## Directions
Your task is to retype the lines from the opening of the material through the line that includes "top, bottom = 93, 668". Do not copy the pictures.

## Data
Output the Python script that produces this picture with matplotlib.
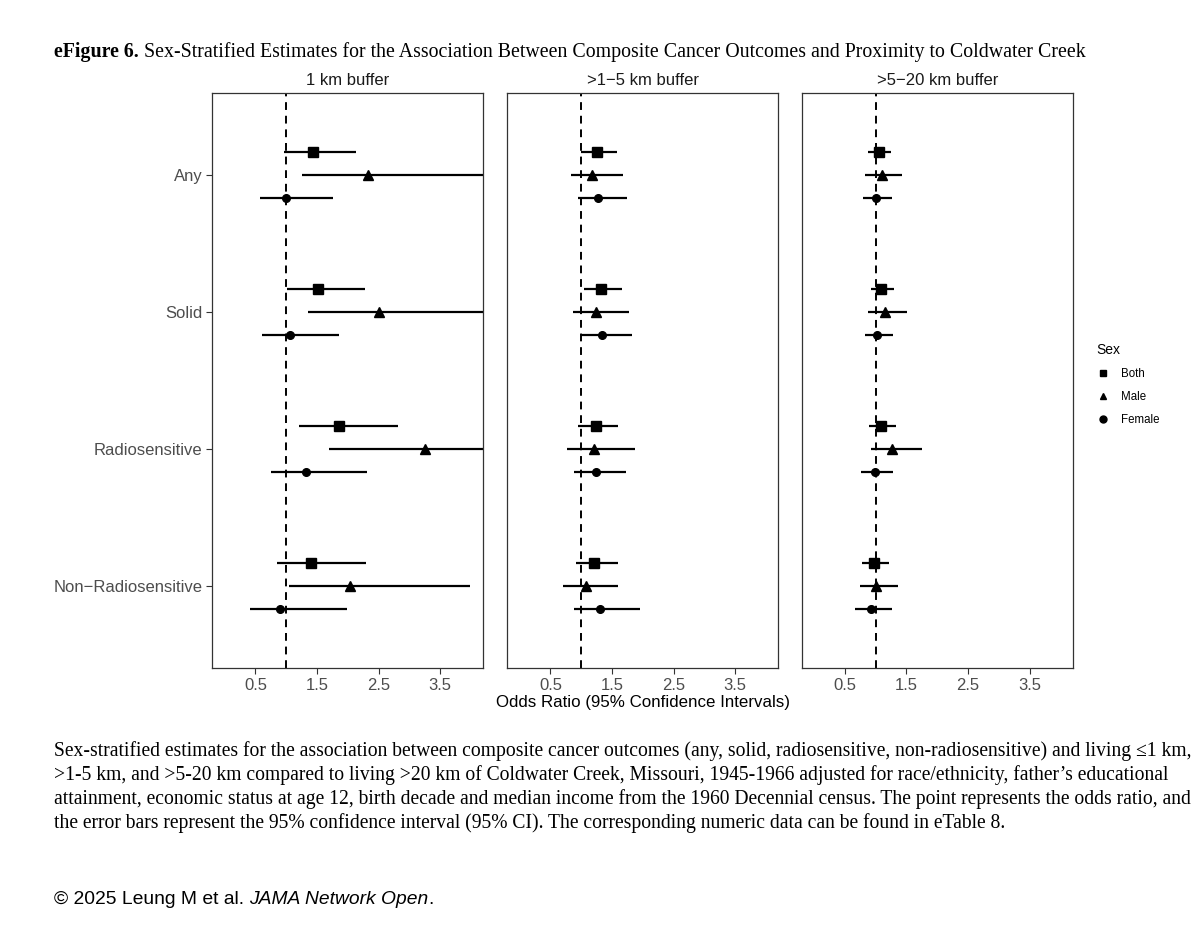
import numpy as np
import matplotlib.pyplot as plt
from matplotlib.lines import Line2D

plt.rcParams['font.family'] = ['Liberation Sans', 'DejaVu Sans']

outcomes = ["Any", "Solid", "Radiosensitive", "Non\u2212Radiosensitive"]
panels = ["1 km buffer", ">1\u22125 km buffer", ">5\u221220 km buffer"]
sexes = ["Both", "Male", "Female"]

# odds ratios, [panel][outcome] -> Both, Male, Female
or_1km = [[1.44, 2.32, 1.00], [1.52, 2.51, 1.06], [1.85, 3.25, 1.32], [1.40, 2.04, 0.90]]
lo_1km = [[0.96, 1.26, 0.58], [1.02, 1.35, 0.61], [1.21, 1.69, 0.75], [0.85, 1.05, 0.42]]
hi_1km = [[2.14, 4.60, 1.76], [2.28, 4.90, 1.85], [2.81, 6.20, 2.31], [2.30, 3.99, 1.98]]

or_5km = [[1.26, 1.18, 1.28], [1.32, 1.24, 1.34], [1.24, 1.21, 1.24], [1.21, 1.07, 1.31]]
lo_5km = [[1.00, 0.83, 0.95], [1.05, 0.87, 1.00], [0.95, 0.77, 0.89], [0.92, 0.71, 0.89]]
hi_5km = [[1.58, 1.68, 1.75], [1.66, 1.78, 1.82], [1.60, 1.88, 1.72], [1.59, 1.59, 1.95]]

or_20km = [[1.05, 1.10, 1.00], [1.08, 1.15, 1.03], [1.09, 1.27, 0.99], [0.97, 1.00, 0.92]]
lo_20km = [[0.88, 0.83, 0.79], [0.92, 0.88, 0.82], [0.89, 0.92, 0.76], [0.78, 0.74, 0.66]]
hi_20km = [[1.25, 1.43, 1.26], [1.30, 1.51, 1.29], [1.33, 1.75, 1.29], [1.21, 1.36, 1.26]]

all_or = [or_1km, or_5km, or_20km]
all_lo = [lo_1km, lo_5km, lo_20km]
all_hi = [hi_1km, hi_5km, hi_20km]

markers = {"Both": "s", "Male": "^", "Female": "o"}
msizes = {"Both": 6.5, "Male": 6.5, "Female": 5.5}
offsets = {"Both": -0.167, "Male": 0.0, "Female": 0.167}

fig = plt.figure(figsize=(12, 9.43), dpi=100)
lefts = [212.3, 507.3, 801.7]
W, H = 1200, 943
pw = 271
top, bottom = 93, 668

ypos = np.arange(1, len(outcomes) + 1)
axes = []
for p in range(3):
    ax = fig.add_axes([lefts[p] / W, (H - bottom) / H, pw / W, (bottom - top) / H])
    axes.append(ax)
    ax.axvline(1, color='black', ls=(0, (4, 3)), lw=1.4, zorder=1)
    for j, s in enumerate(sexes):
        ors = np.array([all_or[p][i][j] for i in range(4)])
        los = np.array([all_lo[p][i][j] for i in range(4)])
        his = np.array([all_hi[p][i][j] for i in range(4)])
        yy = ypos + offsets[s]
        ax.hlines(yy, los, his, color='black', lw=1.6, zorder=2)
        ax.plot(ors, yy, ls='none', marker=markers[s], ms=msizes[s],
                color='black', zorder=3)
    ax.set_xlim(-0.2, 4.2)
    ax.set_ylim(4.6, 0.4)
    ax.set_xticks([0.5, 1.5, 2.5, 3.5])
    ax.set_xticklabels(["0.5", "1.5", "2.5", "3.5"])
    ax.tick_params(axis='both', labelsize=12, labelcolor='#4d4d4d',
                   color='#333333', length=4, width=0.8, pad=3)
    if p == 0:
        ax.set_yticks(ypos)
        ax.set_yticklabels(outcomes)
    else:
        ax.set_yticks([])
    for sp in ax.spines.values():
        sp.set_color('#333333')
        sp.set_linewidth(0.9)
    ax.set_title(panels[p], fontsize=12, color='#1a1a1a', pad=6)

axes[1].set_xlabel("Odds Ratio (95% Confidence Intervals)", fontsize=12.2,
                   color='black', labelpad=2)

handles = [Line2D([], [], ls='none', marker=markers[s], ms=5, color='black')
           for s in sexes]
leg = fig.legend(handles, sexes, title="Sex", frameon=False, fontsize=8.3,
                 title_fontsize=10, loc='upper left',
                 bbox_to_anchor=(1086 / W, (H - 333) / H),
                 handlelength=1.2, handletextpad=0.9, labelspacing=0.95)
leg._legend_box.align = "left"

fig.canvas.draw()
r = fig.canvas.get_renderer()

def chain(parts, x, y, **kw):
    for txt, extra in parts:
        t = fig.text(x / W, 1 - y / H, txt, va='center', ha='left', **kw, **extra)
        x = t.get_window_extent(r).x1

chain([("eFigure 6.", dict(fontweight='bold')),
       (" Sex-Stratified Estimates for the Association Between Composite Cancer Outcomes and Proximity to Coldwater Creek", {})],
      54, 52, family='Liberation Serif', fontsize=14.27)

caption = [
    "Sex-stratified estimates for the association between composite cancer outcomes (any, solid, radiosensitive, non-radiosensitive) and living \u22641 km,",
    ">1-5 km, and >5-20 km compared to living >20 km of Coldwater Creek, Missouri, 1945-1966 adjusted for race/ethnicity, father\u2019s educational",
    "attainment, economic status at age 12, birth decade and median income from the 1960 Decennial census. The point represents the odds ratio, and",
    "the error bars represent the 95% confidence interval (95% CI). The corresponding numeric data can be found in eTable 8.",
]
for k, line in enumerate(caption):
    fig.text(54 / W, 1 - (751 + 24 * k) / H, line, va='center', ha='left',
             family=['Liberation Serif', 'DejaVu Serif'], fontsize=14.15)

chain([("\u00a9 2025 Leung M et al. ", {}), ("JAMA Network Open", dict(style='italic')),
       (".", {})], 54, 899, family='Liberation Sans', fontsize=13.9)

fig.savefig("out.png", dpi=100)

## Full answer
Output the Python script that produces this picture with matplotlib.
import numpy as np
import matplotlib.pyplot as plt
from matplotlib.lines import Line2D

plt.rcParams['font.family'] = ['Liberation Sans', 'DejaVu Sans']

outcomes = ["Any", "Solid", "Radiosensitive", "Non\u2212Radiosensitive"]
panels = ["1 km buffer", ">1\u22125 km buffer", ">5\u221220 km buffer"]
sexes = ["Both", "Male", "Female"]

# odds ratios, [panel][outcome] -> Both, Male, Female
or_1km = [[1.44, 2.32, 1.00], [1.52, 2.51, 1.06], [1.85, 3.25, 1.32], [1.40, 2.04, 0.90]]
lo_1km = [[0.96, 1.26, 0.58], [1.02, 1.35, 0.61], [1.21, 1.69, 0.75], [0.85, 1.05, 0.42]]
hi_1km = [[2.14, 4.60, 1.76], [2.28, 4.90, 1.85], [2.81, 6.20, 2.31], [2.30, 3.99, 1.98]]

or_5km = [[1.26, 1.18, 1.28], [1.32, 1.24, 1.34], [1.24, 1.21, 1.24], [1.21, 1.07, 1.31]]
lo_5km = [[1.00, 0.83, 0.95], [1.05, 0.87, 1.00], [0.95, 0.77, 0.89], [0.92, 0.71, 0.89]]
hi_5km = [[1.58, 1.68, 1.75], [1.66, 1.78, 1.82], [1.60, 1.88, 1.72], [1.59, 1.59, 1.95]]

or_20km = [[1.05, 1.10, 1.00], [1.08, 1.15, 1.03], [1.09, 1.27, 0.99], [0.97, 1.00, 0.92]]
lo_20km = [[0.88, 0.83, 0.79], [0.92, 0.88, 0.82], [0.89, 0.92, 0.76], [0.78, 0.74, 0.66]]
hi_20km = [[1.25, 1.43, 1.26], [1.30, 1.51, 1.29], [1.33, 1.75, 1.29], [1.21, 1.36, 1.26]]

all_or = [or_1km, or_5km, or_20km]
all_lo = [lo_1km, lo_5km, lo_20km]
all_hi = [hi_1km, hi_5km, hi_20km]

markers = {"Both": "s", "Male": "^", "Female": "o"}
msizes = {"Both": 6.5, "Male": 6.5, "Female": 5.5}
offsets = {"Both": -0.167, "Male": 0.0, "Female": 0.167}

fig = plt.figure(figsize=(12, 9.43), dpi=100)
lefts = [212.3, 507.3, 801.7]
W, H = 1200, 943
pw = 271
top, bottom = 93, 668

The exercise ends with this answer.